Marsch has been telling on himself with this stuff lately. The impact of Wöber is a good example. He and Robin Koch, he said, “growing up in either Germany or Austria, have had really good formation in terms of understanding tactical responsibilities and nuances … I knew that about Max before he came, that he’s special that way, very intelligent, very clear with exactly what his role is.” He says that Rutter, too, “was already very up to speed and understands most of” his playing model. In Wöber, at least, we can already see the understanding at work. But what does that say for Marsch’s last ten months of work at Leeds, given that when he’s asked why performances have taken so long to click, he has replied, “I’ve been asking myself the same question”? After the Brentford draw, talking about bringing Wöber into defence, he said, “When you’re in this business, you know what you’re looking at. And for me, for ten months, it’s been about trying to get the group so that we’re really starting to push, real momentum, to feel like on the inside there’s clarity and belief and confidence and understanding.” Maybe it would have been easier just to buy Max Wöber in the first place, and cut out the ten months spent trying and failing — through a pre-season, the pause for the Queen’s death, and the World Cup break — to get the players to achieve full Marsch clarity.

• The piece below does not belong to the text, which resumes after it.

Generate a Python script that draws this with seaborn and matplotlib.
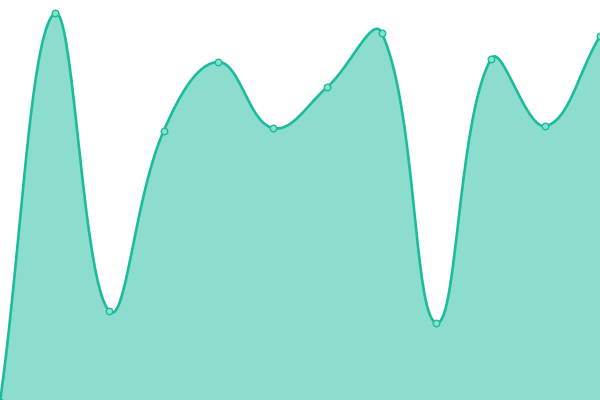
import numpy as np
import pandas as pd
import matplotlib
matplotlib.use("Agg")
import matplotlib.pyplot as plt
import seaborn as sns

sns.set_theme(style="white")

# data (0 = bottom edge, 400 = top edge)
labels = list(range(12))
values = [-2, 387, 89, 269, 338, 272, 313, 367, 77, 341, 274, 364]

LINE = "#1abc9c"
W, H = 600, 400
tension = 0.4


def smooth_path(xs, ys, t=0.4, steps=40):
    # Chart.js-style spline: control points from neighbour distances (pixel space)
    px = np.asarray(xs, float) * (W / (len(xs) - 1))
    py = np.asarray(ys, float)
    n = len(px)
    cp_prev, cp_next = [], []
    for i in range(n):
        p0 = (px[max(i - 1, 0)], py[max(i - 1, 0)])
        p1 = (px[i], py[i])
        p2 = (px[min(i + 1, n - 1)], py[min(i + 1, n - 1)])
        d01 = np.hypot(p1[0] - p0[0], p1[1] - p0[1])
        d12 = np.hypot(p2[0] - p1[0], p2[1] - p1[1])
        s01 = d01 / (d01 + d12) if d01 + d12 else 0
        s12 = d12 / (d01 + d12) if d01 + d12 else 0
        fa, fb = t * s01, t * s12
        cp_prev.append((p1[0] - fa * (p2[0] - p0[0]), p1[1] - fa * (p2[1] - p0[1])))
        cp_next.append((p1[0] + fb * (p2[0] - p0[0]), p1[1] + fb * (p2[1] - p0[1])))
    out_x, out_y = [px[0]], [py[0]]
    u = np.linspace(0, 1, steps)[1:]
    for i in range(n - 1):
        a = (px[i], py[i])
        b = (min(max(cp_next[i][0], 0), W), min(max(cp_next[i][1], 0), H))
        c = (min(max(cp_prev[i + 1][0], 0), W), min(max(cp_prev[i + 1][1], 0), H))
        d = (px[i + 1], py[i + 1])
        bx = (1 - u) ** 3 * a[0] + 3 * (1 - u) ** 2 * u * b[0] + 3 * (1 - u) * u ** 2 * c[0] + u ** 3 * d[0]
        by = (1 - u) ** 3 * a[1] + 3 * (1 - u) ** 2 * u * b[1] + 3 * (1 - u) * u ** 2 * c[1] + u ** 3 * d[1]
        out_x.extend(bx)
        out_y.extend(by)
    return np.array(out_x) / (W / (n - 1)), np.array(out_y)


sx, sy = smooth_path(labels, values, tension)
curve = pd.DataFrame({"x": sx, "y": sy})
pts = pd.DataFrame({"x": labels, "y": values})

fig = plt.figure(figsize=(6, 4), dpi=100)
ax = fig.add_axes([0, 0, 1, 1])

ax.fill_between(curve["x"], curve["y"], 0, color=LINE, alpha=0.5, linewidth=0)
sns.lineplot(data=curve, x="x", y="y", ax=ax, color=LINE, linewidth=1.9,
             sort=False, estimator=None)
sns.scatterplot(data=pts, x="x", y="y", ax=ax, s=22, color="#8ae0cf",
                edgecolor=LINE, linewidth=1, zorder=5)

ax.set_xlim(0, len(labels) - 1)
ax.set_ylim(0, H)
ax.axis("off")

fig.savefig("out.png", dpi=100)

However it’s coming, that clarity will be just in time, because this is the halfway point of the season. Leeds need the players to do better against the teams they’ve already played, so if the improvements against Aston Villa and Brentford can be turned into wins, the rest of the season should turn out okay. The fans also need the gap between Marsch’s upbeat rhetoric and the team’s dismal results to close, to hear less from him about how the football is good, we just don’t understand it. “I know that the fans aren’t always certain what we’re doing,” he said after beating Cardiff, “[but] there’s a lot of nuances to what we’re trying to do.” I may not be a football coach, but I watched enough of Leeds United 2011-2018 to know what rubbish football looks like. But the glitter from all this season’s damp granite has been a sign of hidden gold, apparently.

What “complete performances” like this draw with Brentford and the defeat to Villa actually reveal is the futility at the heart of Marsch’s project. Yes, Leeds are executing his ideas better, but they’re getting better at doing something that will never be good enough. With Wöber in charge at the back, Leeds controlled the game against Brentford and attacked, constantly, without panic or worry, until the last ten minutes when worrying about the draw got them panicking about losing. That worry came because during those long periods of control they created, constantly, next to nothing, because the ball was constantly funnelled into the most congested part of the pitch, in front of Brentford’s penalty area, where Leeds hoped either attacking genius or defensive mistakes would create a chance.

This is the grand mistake of what Marsch is trying to do. He has said a few times that he didn’t realise, before taking the job, how good mid-table Premier League teams are. He gives the example of watching videos of Leicester — his first opponent — and being surprised by the quality of the players throughout the team, the tangible standard of the coaching. And yet he is relying on those high quality Premier League defenders making mistakes under pressure to give Leeds a chance as they hammer away at the edge of the box, or for Leeds’ attackers to have the ability to play precise through passes in between elite centre-backs for the strikers to finish past international class goalkeepers. Getting through the defences of even the worst Premier League teams is not going to be as easy as when Erling Haaland used to romp onto mistakes in the Austrian Bundesliga, and discovering this from his Leicester videos seems to have set Marsch back at the start. Take Everton, whose back three includes a Colombian international regular and two centre-backs with England caps, in front of England’s first choice international goalkeeper. They’re 19th. There are quality players right down to the bottom of the Premier League, and teams need more wit to score through them than Leeds are showing. And a lot of Premier League teams have that attacking wit, which is why Everton are in so much trouble, while Leeds only scored one against them this season and Brighton scored four.

Marsch’s response to all this has been to stress bravery as a substitute for quality, as if Brenden Aaronson being brave enough to ping through balls off his teammates’ heels is going to work out if he just believes. The board’s response to this, after ten months of it, has been about increasing the quality available to Marsch. Wilf Gnonto, although he was kept quiet by Brentford, has shown the impact a very good player can have. The fee for Rutter, and the reports/hype, suggest he could have a new level of ability to unlock what Leeds couldn’t against Brentford. From the doctor’s room Pat Bamford is back, apparently for real this time. Luis Sinisterra and Crysencio Summerville have had lovely purple patches and are coming back to fitness. This will all take pressure off Rodrigo, Jackie Harrison, Aaronson.

Marsch calls these his “weapons”. With Wöber a sign of new strength at the back, that battery of weapons should have enough to shoot Leeds to safety, however they’re asked to play. But what comes after that? With them all crammed into twenty square yards of grass, it’s hard to see a path to a brighter future. On the other hand, it’s easy to see all United’s paths leading to new owners taking over in summer, hiring a new coach for next season, and trying new ideas that won’t need ten months or an imaginary relegation to get the best from a faulty but talented squad. We’re stuck hoping that what we’re seeing now is Jesse Marsch getting his act together, after a long spell of development and dress rehearsal, while the Premier League show has been going on around him. He’d better take the stage and perform pretty damn soon if he wants us to see what more he’s got, and what we’re all missing, before he’s gone.